The DJs from hip-hop's birthplace embraced non-hip-hop records by groups Maze and the Incredible Bongo Band, and that music played well in the Los Angeles of the Uncle Jamm's Army Era. But here, groups like Kraftwerk and Art of Noise - especially the 120-beats-per-minute and higher tracks - were taken to heart just a bit more.

 

"We got electro-hop and embraced it," Luv recalls. In time, that music would undergo contortions that became the foundation of contemporary rap music. The sound is reflected in Bay Area legends Too Short and E-40's specific uses of the Roland drum machine. "We would slow down 'Planet Rock,' keeping the 808 bass drum and snare. You can hear that on songs such as the [Toddy T's] 'The Batter Ram,' which was same sort of beat slowed down to 88 bpms.

 

"It did come from the time of us loving music that wasn't hip-hop," Luv continues insistently. "We were able to go both ways 'cuz we still called it hip-hop, and no one else was. It was so easy because we had no hang-ups. We were so innocent about it at the time."

For music that now seems almost quaint in its clean content and simple, uptempo rhythms, L.A. hip-hop between the early and middle 1980s was remarkably insulated, just barely, from hardcore nefariousness - from the DJ booth out to the dance floor.

 

"A lot of people who were doing their dirt - selling, banging, seeing their homies get killed - they got a break in their lives at these clubs," says Luv of both performers and crowd. "That music used to make us happy as hell. Why? Because back in the day we were going through way more gang shit than we are now. People got jumped on the bus over shoelaces and jewelry or the wrong color Kangol, emulating the wrong album cover and just trying to survive the Reagan era. The only way we had fun was with that 'corny' music."

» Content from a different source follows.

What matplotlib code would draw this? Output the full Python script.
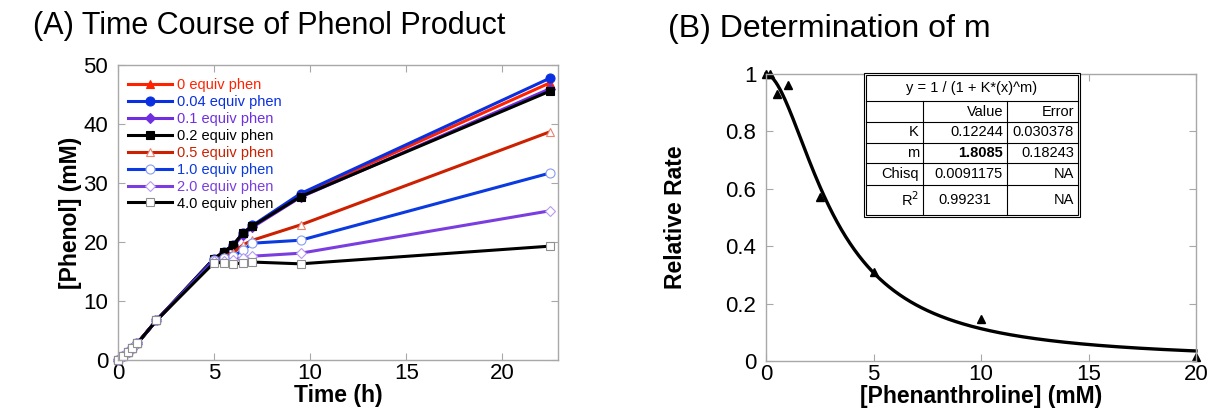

Hip-hop, especially in Southern California, isn't so good at taking care of its history. In recent months, commercial radio has been censoring the line "Remember KDAY" from Tupac's "To Live and Die in L.A." because a Florida-based corporation has revived those glorious call letters. But let's not assign one more crime to radio. Hip-hop long ago lost its innocence, maybe more. As Danyel Smith asks in her new novel, Bliss, "hip hop is over, dead, finished, and we're still in costume, in denial?"

 

What this means to a series of evenings expressly about celebrating a time before mean-mugging at the House of Blues is up for debate, although we all have our opinions.

 

"The era of having just straight fun is pretty much dead," says Luv. "I don't think a lot of people are gonna be there. Egyptian Lover should pack the place, but he won't. People out here will break their neck to see someone from the East Coast before they'll come and take part in our history, because they've been convinced we don't have a history. They don't look at him as a pioneer. They just look at him as an old-school DJ from L.A."

 

Yet, there does exist another market for the music, the DJs, the iconography of rap. About the only question that remains is whether, in the spirit of the Europeans who have supported, say, Egyptian Lover's last four albums, these mature native hip-hop people - who understand that, 25 years from now, Lil Jon and T.I. will sound hella corny - might come out and represent.

"You know that old saying that one man's trash is another man's treasure?" says Luv.

 

That trash is, at least, another DJ's sample.